[Dataset entries start]
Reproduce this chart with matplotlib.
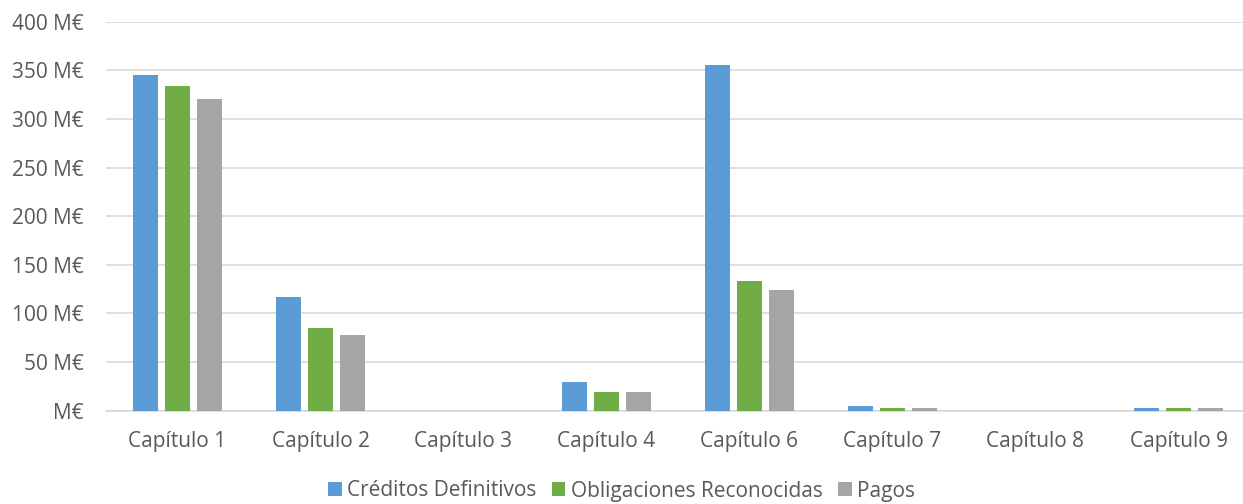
import matplotlib
matplotlib.use("Agg")
import matplotlib.pyplot as plt
import numpy as np

categories = ["Capítulo 1", "Capítulo 2", "Capítulo 3", "Capítulo 4",
              "Capítulo 6", "Capítulo 7", "Capítulo 8", "Capítulo 9"]
creditos = [345.0, 116.7, 0.0, 29.2, 355.6, 4.5, 0.0, 2.8]
obligaciones = [333.7, 85.4, 0.0, 19.2, 133.4, 2.8, 0.0, 2.8]
pagos = [320.6, 77.6, 0.0, 19.0, 123.8, 2.8, 0.0, 2.8]
series_names = ["Créditos Definitivos", "Obligaciones Reconocidas", "Pagos"]
colors = ["#5B9BD5", "#70AD47", "#A5A5A5"]
yticks = [0, 50, 100, 150, 200, 250, 300, 350, 400]

plt.rcParams['font.family'] = ['Open Sans', 'DejaVu Sans']
text_color = "#595959"
fs = 15

fig = plt.figure(figsize=(12.43, 5.04), dpi=100)
ax = fig.add_axes([106/1243, 1-410.7/504, (1250-106)/1243, (410.7-21.7)/504])

x = np.arange(len(categories))
w = 0.177
step = 0.224
for i, (vals, name, c) in enumerate(zip([creditos, obligaciones, pagos], series_names, colors)):
    ax.bar(x + (i-1)*step, vals, width=w, color=c, label=name, zorder=3)

ax.set_xlim(-0.5, len(categories)-0.5)
ax.set_ylim(0, 400)
ax.set_yticks(yticks)
ax.set_yticklabels([f"{v} M€" if v else "M€" for v in yticks])
ax.set_xticks(x)
ax.set_xticklabels(categories)
ax.grid(axis='y', color="#D9D9D9", linewidth=1.2, zorder=0)
for s in ["top", "right", "left"]:
    ax.spines[s].set_visible(False)
ax.spines["bottom"].set_color("#D9D9D9")
ax.spines["bottom"].set_linewidth(1.2)
ax.tick_params(axis='both', length=0, labelsize=fs, colors=text_color)
ax.tick_params(axis='y', pad=16)
ax.tick_params(axis='x', pad=14.5)

leg = fig.legend(loc="center", bbox_to_anchor=(0.5, 1-491/504), ncol=3, frameon=False,
                 fontsize=fs, handlelength=0.65, handleheight=0.65, handletextpad=0.25,
                 columnspacing=0.75, borderpad=0)
for t in leg.get_texts():
    t.set_color(text_color)

fig.savefig("out.png", dpi=100)
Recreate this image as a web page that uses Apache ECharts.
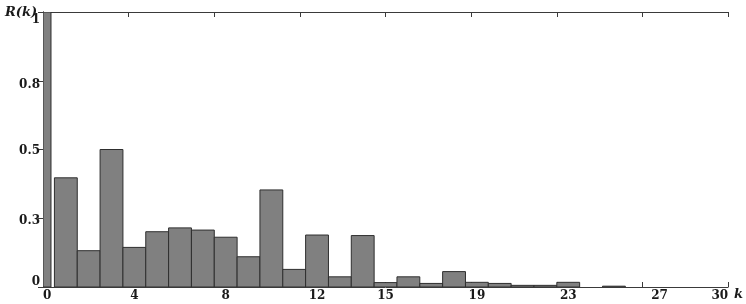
<!DOCTYPE html>
<html>
<head>
<meta charset="utf-8">
<script src="https://cdn.jsdelivr.net/npm/echarts@6/dist/echarts.min.js"></script>
<style>html,body{margin:0;padding:0;background:#fff;}#c{width:746px;height:304px;}</style>
</head>
<body>
<div id="c"></div>
<script>
// lag k and autocorrelation value R(k)
var lags = [0,1,2,3,4,5,6,7,8,9,10,11,12,13,14,15,16,17,18,19,20,21,22,23,24,25,26,27,28,29,30];
var rValues = [1.0,0.397,0.132,0.50,0.144,0.201,0.215,0.207,0.181,0.110,0.353,0.064,0.189,0.037,0.187,0.016,0.037,0.013,0.056,0.017,0.013,0.006,0.006,0.017,0,0.003,0,0,0,0,0];
var xTickLabels = [0,4,8,12,15,19,23,27,30];
var yTickLabels = ['0','0.3','0.5','0.8','1'];

var xMin = 0, xMax = 30, xInterval = 3.75;
var font = 'DejaVu Serif';
var ink = '#1a1a1a';
var data = lags.map(function (k, i) { return [k, rValues[i]]; });

// small vertical nudges of the y labels, as in the reference
var yLabelRich = {
  a: {padding: [16, 0, 0, 0]},
  b: {padding: [8, 0, 0, 0]},
  c: {padding: [3, 0, 0, 0]},
  d: {padding: [6, 0, 0, 0]},
  e: {padding: [0, 0, 11, 0]}
};
var yLabelKey = ['e', 'd', 'c', 'b', 'a'];
var labelText = {fontFamily: font, fontWeight: 'bold', fontSize: 12, color: ink};
Object.keys(yLabelRich).forEach(function (key) { Object.assign(yLabelRich[key], labelText); });

var chart = echarts.init(document.getElementById('c'), null, {renderer: 'canvas'});
var axisLine = {show: true, lineStyle: {color: '#3a3a3a', width: 1}};
chart.setOption({
  animation: false,
  backgroundColor: '#fff',
  title: {
    text: 'R(k)', left: 0, top: 1,
    textStyle: {fontFamily: font, fontStyle: 'italic', fontWeight: 'bold', fontSize: 13, color: ink}
  },
  grid: {left: 43, right: 16, top: 12, bottom: 17, containLabel: false},
  xAxis: [{
    type: 'value', min: xMin, max: xMax, interval: xInterval, position: 'bottom',
    axisLine: axisLine,
    axisTick: {show: true, inside: true, length: 5, lineStyle: {color: '#3a3a3a'}},
    axisLabel: {show: false},
    splitLine: {show: false}
  }, {
    type: 'value', min: xMin, max: xMax, position: 'bottom',
    name: 'k', nameLocation: 'end', nameGap: 2,
    nameTextStyle: {fontFamily: font, fontStyle: 'italic', fontWeight: 'bold', fontSize: 13, color: ink, verticalAlign: 'top', padding: [1,0,0,0]},
    axisLine: {show: false},
    axisTick: {show: false},
    axisLabel: {show: true, customValues: xTickLabels, margin: 3, fontFamily: font, fontWeight: 'bold', fontSize: 12, color: ink,
      alignMinLabel: 'left', alignMaxLabel: 'right',
      formatter: function (v) { return String(Math.round(v)); }},
    splitLine: {show: false}
  }, {
    type: 'value', min: xMin, max: xMax, interval: xInterval, position: 'top',
    axisLine: axisLine,
    axisTick: {show: true, inside: true, length: 5, lineStyle: {color: '#3a3a3a'}},
    axisLabel: {show: false}, splitLine: {show: false}
  }],
  yAxis: [{
    type: 'value', min: 0, max: 1, interval: 0.25, position: 'left',
    axisLine: axisLine,
    axisTick: {show: false},
    axisLabel: {show: true, margin: 3, fontFamily: font, fontWeight: 'bold', fontSize: 12, color: ink,
      rich: yLabelRich,
      formatter: function (v) {
        var i = Math.round(v / 0.25);
        return '{' + yLabelKey[i] + '|' + yTickLabels[i] + '}';
      }},
    splitLine: {show: false}
  }, {
    type: 'value', min: 0, max: 1, interval: 0.25, position: 'right',
    axisLine: axisLine,
    axisTick: {show: true, inside: true, length: 5, lineStyle: {color: '#3a3a3a'}},
    axisLabel: {show: false}, splitLine: {show: false}
  }],
  series: [{
    type: 'custom',
    xAxisIndex: 0,
    yAxisIndex: 0,
    clip: true,
    z: 5,
    data: data,
    renderItem: function (params, api) {
      var k = api.value(0), v = api.value(1);
      if (!(v > 0)) return null;
      var left = k - 0.5, right = k + 0.5;
      if (left < xMin) { left = xMin; right = k + 0.35; }
      var p0 = api.coord([left, 0]);
      var p1 = api.coord([right, v]);
      return {
        type: 'rect',
        shape: {x: p0[0], y: p1[1], width: p1[0] - p0[0], height: p0[1] - p1[1]},
        style: {fill: '#808080', stroke: '#2e2e2e', lineWidth: 1}
      };
    }
  }]
});
</script>
</body>
</html>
[Dataset entries end]
*Task to complete*. Restate every record exactly, please; do not copy the pictures.

*Worked answer*.
Reproduce this chart with matplotlib.
import matplotlib
matplotlib.use("Agg")
import matplotlib.pyplot as plt
import numpy as np

categories = ["Capítulo 1", "Capítulo 2", "Capítulo 3", "Capítulo 4",
              "Capítulo 6", "Capítulo 7", "Capítulo 8", "Capítulo 9"]
creditos = [345.0, 116.7, 0.0, 29.2, 355.6, 4.5, 0.0, 2.8]
obligaciones = [333.7, 85.4, 0.0, 19.2, 133.4, 2.8, 0.0, 2.8]
pagos = [320.6, 77.6, 0.0, 19.0, 123.8, 2.8, 0.0, 2.8]
series_names = ["Créditos Definitivos", "Obligaciones Reconocidas", "Pagos"]
colors = ["#5B9BD5", "#70AD47", "#A5A5A5"]
yticks = [0, 50, 100, 150, 200, 250, 300, 350, 400]

plt.rcParams['font.family'] = ['Open Sans', 'DejaVu Sans']
text_color = "#595959"
fs = 15

fig = plt.figure(figsize=(12.43, 5.04), dpi=100)
ax = fig.add_axes([106/1243, 1-410.7/504, (1250-106)/1243, (410.7-21.7)/504])

x = np.arange(len(categories))
w = 0.177
step = 0.224
for i, (vals, name, c) in enumerate(zip([creditos, obligaciones, pagos], series_names, colors)):
    ax.bar(x + (i-1)*step, vals, width=w, color=c, label=name, zorder=3)

ax.set_xlim(-0.5, len(categories)-0.5)
ax.set_ylim(0, 400)
ax.set_yticks(yticks)
ax.set_yticklabels([f"{v} M€" if v else "M€" for v in yticks])
ax.set_xticks(x)
ax.set_xticklabels(categories)
ax.grid(axis='y', color="#D9D9D9", linewidth=1.2, zorder=0)
for s in ["top", "right", "left"]:
    ax.spines[s].set_visible(False)
ax.spines["bottom"].set_color("#D9D9D9")
ax.spines["bottom"].set_linewidth(1.2)
ax.tick_params(axis='both', length=0, labelsize=fs, colors=text_color)
ax.tick_params(axis='y', pad=16)
ax.tick_params(axis='x', pad=14.5)

leg = fig.legend(loc="center", bbox_to_anchor=(0.5, 1-491/504), ncol=3, frameon=False,
                 fontsize=fs, handlelength=0.65, handleheight=0.65, handletextpad=0.25,
                 columnspacing=0.75, borderpad=0)
for t in leg.get_texts():
    t.set_color(text_color)

fig.savefig("out.png", dpi=100)
Recreate this image as a web page that uses Apache ECharts.
<!DOCTYPE html>
<html>
<head>
<meta charset="utf-8">
<script src="https://cdn.jsdelivr.net/npm/echarts@6/dist/echarts.min.js"></script>
<style>html,body{margin:0;padding:0;background:#fff;}#c{width:746px;height:304px;}</style>
</head>
<body>
<div id="c"></div>
<script>
// lag k and autocorrelation value R(k)
var lags = [0,1,2,3,4,5,6,7,8,9,10,11,12,13,14,15,16,17,18,19,20,21,22,23,24,25,26,27,28,29,30];
var rValues = [1.0,0.397,0.132,0.50,0.144,0.201,0.215,0.207,0.181,0.110,0.353,0.064,0.189,0.037,0.187,0.016,0.037,0.013,0.056,0.017,0.013,0.006,0.006,0.017,0,0.003,0,0,0,0,0];
var xTickLabels = [0,4,8,12,15,19,23,27,30];
var yTickLabels = ['0','0.3','0.5','0.8','1'];

var xMin = 0, xMax = 30, xInterval = 3.75;
var font = 'DejaVu Serif';
var ink = '#1a1a1a';
var data = lags.map(function (k, i) { return [k, rValues[i]]; });

// small vertical nudges of the y labels, as in the reference
var yLabelRich = {
  a: {padding: [16, 0, 0, 0]},
  b: {padding: [8, 0, 0, 0]},
  c: {padding: [3, 0, 0, 0]},
  d: {padding: [6, 0, 0, 0]},
  e: {padding: [0, 0, 11, 0]}
};
var yLabelKey = ['e', 'd', 'c', 'b', 'a'];
var labelText = {fontFamily: font, fontWeight: 'bold', fontSize: 12, color: ink};
Object.keys(yLabelRich).forEach(function (key) { Object.assign(yLabelRich[key], labelText); });

var chart = echarts.init(document.getElementById('c'), null, {renderer: 'canvas'});
var axisLine = {show: true, lineStyle: {color: '#3a3a3a', width: 1}};
chart.setOption({
  animation: false,
  backgroundColor: '#fff',
  title: {
    text: 'R(k)', left: 0, top: 1,
    textStyle: {fontFamily: font, fontStyle: 'italic', fontWeight: 'bold', fontSize: 13, color: ink}
  },
  grid: {left: 43, right: 16, top: 12, bottom: 17, containLabel: false},
  xAxis: [{
    type: 'value', min: xMin, max: xMax, interval: xInterval, position: 'bottom',
    axisLine: axisLine,
    axisTick: {show: true, inside: true, length: 5, lineStyle: {color: '#3a3a3a'}},
    axisLabel: {show: false},
    splitLine: {show: false}
  }, {
    type: 'value', min: xMin, max: xMax, position: 'bottom',
    name: 'k', nameLocation: 'end', nameGap: 2,
    nameTextStyle: {fontFamily: font, fontStyle: 'italic', fontWeight: 'bold', fontSize: 13, color: ink, verticalAlign: 'top', padding: [1,0,0,0]},
    axisLine: {show: false},
    axisTick: {show: false},
    axisLabel: {show: true, customValues: xTickLabels, margin: 3, fontFamily: font, fontWeight: 'bold', fontSize: 12, color: ink,
      alignMinLabel: 'left', alignMaxLabel: 'right',
      formatter: function (v) { return String(Math.round(v)); }},
    splitLine: {show: false}
  }, {
    type: 'value', min: xMin, max: xMax, interval: xInterval, position: 'top',
    axisLine: axisLine,
    axisTick: {show: true, inside: true, length: 5, lineStyle: {color: '#3a3a3a'}},
    axisLabel: {show: false}, splitLine: {show: false}
  }],
  yAxis: [{
    type: 'value', min: 0, max: 1, interval: 0.25, position: 'left',
    axisLine: axisLine,
    axisTick: {show: false},
    axisLabel: {show: true, margin: 3, fontFamily: font, fontWeight: 'bold', fontSize: 12, color: ink,
      rich: yLabelRich,
      formatter: function (v) {
        var i = Math.round(v / 0.25);
        return '{' + yLabelKey[i] + '|' + yTickLabels[i] + '}';
      }},
    splitLine: {show: false}
  }, {
    type: 'value', min: 0, max: 1, interval: 0.25, position: 'right',
    axisLine: axisLine,
    axisTick: {show: true, inside: true, length: 5, lineStyle: {color: '#3a3a3a'}},
    axisLabel: {show: false}, splitLine: {show: false}
  }],
  series: [{
    type: 'custom',
    xAxisIndex: 0,
    yAxisIndex: 0,
    clip: true,
    z: 5,
    data: data,
    renderItem: function (params, api) {
      var k = api.value(0), v = api.value(1);
      if (!(v > 0)) return null;
      var left = k - 0.5, right = k + 0.5;
      if (left < xMin) { left = xMin; right = k + 0.35; }
      var p0 = api.coord([left, 0]);
      var p1 = api.coord([right, v]);
      return {
        type: 'rect',
        shape: {x: p0[0], y: p1[1], width: p1[0] - p0[0], height: p0[1] - p1[1]},
        style: {fill: '#808080', stroke: '#2e2e2e', lineWidth: 1}
      };
    }
  }]
});
</script>
</body>
</html>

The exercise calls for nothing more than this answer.